=== WHAT THIS TASK INVOLVES ===
Using the listing below, copy every line that mentions "chart".

=== PROVIDED DATA ===
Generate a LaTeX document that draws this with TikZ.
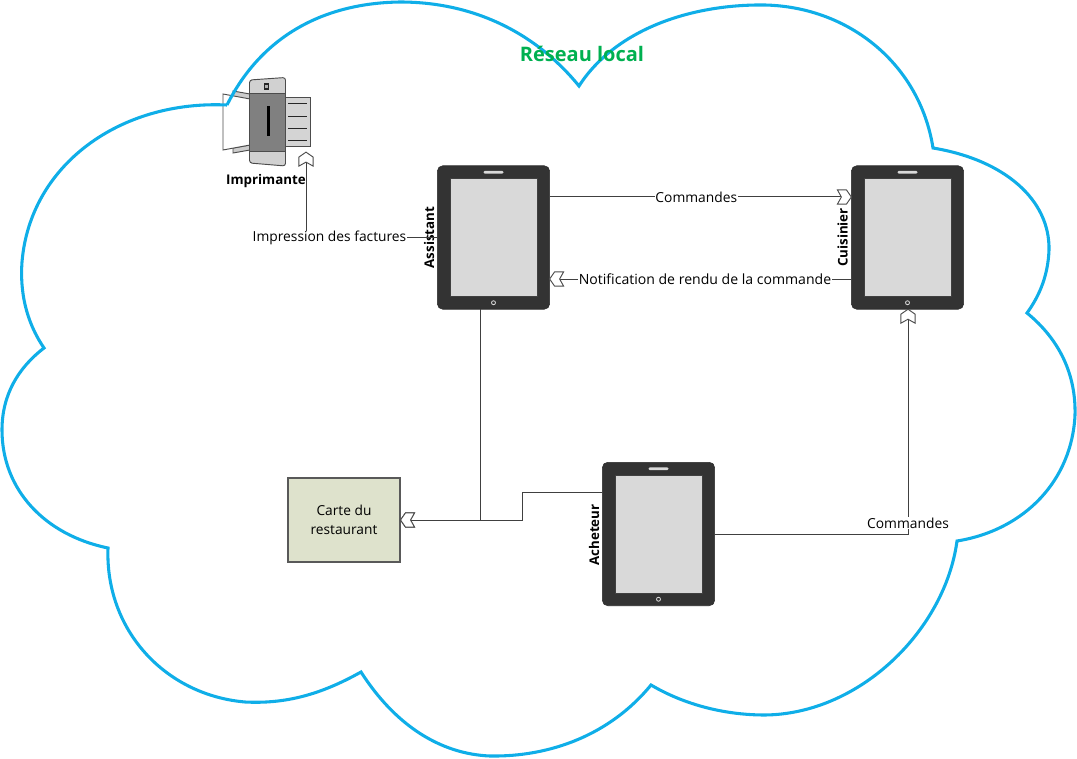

---

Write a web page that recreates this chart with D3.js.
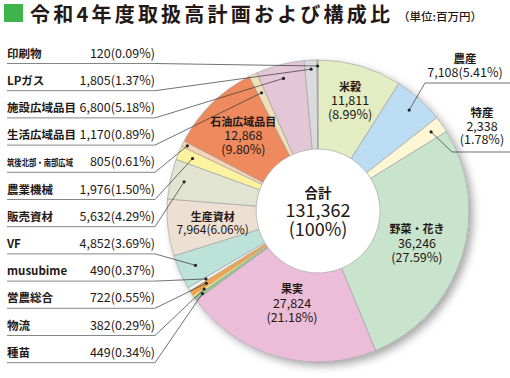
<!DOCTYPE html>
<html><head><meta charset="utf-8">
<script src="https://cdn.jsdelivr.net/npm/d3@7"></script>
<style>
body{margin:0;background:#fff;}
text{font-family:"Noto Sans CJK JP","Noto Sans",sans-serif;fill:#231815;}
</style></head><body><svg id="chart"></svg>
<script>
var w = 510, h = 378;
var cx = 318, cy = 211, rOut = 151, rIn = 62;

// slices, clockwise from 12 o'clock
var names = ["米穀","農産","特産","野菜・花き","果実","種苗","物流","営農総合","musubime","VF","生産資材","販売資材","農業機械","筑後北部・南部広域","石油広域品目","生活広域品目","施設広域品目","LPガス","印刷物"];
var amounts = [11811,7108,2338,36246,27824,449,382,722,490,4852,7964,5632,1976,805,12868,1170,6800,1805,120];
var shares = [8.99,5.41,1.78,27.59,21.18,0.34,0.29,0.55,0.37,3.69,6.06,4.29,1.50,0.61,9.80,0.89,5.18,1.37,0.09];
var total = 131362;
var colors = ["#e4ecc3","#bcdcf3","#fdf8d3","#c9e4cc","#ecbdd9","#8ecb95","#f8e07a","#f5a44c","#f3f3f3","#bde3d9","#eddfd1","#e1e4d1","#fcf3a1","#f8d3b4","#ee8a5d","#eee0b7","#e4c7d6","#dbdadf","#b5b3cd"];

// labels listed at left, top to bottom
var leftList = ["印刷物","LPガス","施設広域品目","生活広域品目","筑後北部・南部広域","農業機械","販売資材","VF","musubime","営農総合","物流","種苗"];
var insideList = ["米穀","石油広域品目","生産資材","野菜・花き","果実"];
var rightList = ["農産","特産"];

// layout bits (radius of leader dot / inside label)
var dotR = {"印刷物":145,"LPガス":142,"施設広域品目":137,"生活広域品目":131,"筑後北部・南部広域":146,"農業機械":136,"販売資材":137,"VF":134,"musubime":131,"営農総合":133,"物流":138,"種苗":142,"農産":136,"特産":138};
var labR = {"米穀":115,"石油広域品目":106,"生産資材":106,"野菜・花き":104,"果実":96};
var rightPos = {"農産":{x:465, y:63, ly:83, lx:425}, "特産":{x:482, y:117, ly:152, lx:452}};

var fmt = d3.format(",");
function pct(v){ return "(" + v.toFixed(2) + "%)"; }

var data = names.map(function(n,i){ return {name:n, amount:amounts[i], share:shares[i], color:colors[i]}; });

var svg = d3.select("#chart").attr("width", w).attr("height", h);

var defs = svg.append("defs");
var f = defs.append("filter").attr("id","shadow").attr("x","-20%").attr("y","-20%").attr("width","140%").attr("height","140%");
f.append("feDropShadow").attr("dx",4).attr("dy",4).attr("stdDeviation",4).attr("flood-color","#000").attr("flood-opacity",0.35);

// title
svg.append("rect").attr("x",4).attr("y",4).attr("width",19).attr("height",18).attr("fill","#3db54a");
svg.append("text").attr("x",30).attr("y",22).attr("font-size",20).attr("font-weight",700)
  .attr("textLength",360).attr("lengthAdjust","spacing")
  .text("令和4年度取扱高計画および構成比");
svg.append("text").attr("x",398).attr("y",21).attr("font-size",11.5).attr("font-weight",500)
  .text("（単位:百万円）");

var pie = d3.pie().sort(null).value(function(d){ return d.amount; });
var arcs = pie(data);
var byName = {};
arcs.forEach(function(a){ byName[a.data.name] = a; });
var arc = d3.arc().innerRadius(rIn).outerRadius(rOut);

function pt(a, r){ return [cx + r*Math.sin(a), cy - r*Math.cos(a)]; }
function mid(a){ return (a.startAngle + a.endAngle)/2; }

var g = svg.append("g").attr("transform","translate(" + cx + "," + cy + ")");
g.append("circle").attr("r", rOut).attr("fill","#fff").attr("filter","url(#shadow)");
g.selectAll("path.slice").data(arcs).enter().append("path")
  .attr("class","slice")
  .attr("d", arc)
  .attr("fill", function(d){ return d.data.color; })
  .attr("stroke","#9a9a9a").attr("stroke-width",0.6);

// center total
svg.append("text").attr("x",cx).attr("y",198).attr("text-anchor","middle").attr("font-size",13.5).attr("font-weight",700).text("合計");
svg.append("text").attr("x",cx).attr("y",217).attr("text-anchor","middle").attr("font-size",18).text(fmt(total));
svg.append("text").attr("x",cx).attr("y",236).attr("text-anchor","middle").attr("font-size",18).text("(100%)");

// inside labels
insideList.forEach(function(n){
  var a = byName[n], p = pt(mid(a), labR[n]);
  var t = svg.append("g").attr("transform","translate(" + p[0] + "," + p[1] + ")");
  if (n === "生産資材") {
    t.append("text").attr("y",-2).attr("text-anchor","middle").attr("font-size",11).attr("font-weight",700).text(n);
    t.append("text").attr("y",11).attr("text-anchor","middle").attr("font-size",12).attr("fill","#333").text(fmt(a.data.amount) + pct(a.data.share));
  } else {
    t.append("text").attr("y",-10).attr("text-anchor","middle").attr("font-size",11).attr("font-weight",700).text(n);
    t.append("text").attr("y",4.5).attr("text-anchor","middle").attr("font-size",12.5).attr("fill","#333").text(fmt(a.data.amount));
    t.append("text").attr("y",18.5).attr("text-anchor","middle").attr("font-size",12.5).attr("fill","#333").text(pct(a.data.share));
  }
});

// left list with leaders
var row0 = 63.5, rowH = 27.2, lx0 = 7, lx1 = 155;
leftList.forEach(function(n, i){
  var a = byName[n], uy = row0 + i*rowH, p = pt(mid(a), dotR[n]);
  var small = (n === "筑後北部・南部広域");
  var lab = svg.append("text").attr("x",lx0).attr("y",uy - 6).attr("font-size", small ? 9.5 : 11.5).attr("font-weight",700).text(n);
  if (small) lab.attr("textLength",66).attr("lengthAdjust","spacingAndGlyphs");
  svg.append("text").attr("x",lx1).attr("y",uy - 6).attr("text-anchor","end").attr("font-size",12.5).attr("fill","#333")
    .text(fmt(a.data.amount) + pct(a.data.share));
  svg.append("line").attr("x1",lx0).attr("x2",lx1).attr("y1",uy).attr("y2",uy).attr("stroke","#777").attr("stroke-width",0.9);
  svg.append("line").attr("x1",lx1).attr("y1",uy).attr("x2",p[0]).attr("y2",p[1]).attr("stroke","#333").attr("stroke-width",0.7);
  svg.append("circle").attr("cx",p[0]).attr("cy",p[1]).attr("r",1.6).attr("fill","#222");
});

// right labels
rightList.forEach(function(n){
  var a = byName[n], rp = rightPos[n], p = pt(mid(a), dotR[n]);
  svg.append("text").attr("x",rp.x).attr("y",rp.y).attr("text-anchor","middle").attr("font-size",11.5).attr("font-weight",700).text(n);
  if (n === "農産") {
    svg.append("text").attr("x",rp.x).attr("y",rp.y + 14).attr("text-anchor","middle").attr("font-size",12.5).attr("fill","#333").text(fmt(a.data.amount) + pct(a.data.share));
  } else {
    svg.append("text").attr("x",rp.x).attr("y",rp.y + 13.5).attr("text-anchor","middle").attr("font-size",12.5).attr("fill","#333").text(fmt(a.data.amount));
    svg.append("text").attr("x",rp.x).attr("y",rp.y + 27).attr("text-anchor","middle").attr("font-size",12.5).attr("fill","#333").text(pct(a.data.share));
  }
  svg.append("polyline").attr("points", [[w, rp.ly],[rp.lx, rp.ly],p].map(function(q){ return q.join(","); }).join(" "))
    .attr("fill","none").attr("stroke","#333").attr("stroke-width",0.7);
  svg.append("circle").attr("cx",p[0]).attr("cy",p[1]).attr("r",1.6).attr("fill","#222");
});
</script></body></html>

...

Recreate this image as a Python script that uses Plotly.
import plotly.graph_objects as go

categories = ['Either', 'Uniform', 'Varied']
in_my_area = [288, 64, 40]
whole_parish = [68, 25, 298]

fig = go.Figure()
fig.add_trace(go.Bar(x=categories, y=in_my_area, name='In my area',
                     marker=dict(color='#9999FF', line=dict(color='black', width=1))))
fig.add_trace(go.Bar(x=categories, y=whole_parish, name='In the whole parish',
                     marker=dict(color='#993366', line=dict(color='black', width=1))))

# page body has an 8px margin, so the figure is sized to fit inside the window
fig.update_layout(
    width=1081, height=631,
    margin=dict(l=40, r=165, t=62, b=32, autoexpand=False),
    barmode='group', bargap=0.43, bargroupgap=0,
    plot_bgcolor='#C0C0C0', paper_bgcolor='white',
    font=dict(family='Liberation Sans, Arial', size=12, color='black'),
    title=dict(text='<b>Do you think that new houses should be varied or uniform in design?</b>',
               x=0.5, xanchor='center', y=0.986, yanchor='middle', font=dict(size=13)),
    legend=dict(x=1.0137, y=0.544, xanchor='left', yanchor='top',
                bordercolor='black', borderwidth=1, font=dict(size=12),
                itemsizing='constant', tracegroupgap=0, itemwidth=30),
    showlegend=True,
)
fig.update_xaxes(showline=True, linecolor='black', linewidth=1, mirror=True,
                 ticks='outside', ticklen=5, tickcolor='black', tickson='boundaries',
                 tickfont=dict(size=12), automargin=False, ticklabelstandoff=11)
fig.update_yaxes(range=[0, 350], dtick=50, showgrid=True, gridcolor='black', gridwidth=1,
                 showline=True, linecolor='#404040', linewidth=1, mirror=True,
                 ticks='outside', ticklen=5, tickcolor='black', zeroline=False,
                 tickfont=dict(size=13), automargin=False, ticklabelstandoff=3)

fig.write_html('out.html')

=== REPLY TO THE TASK ===
Write a web page that recreates this chart with D3.js.
</style></head><body><svg id="chart"></svg>
var svg = d3.select("#chart").attr("width", w).attr("height", h);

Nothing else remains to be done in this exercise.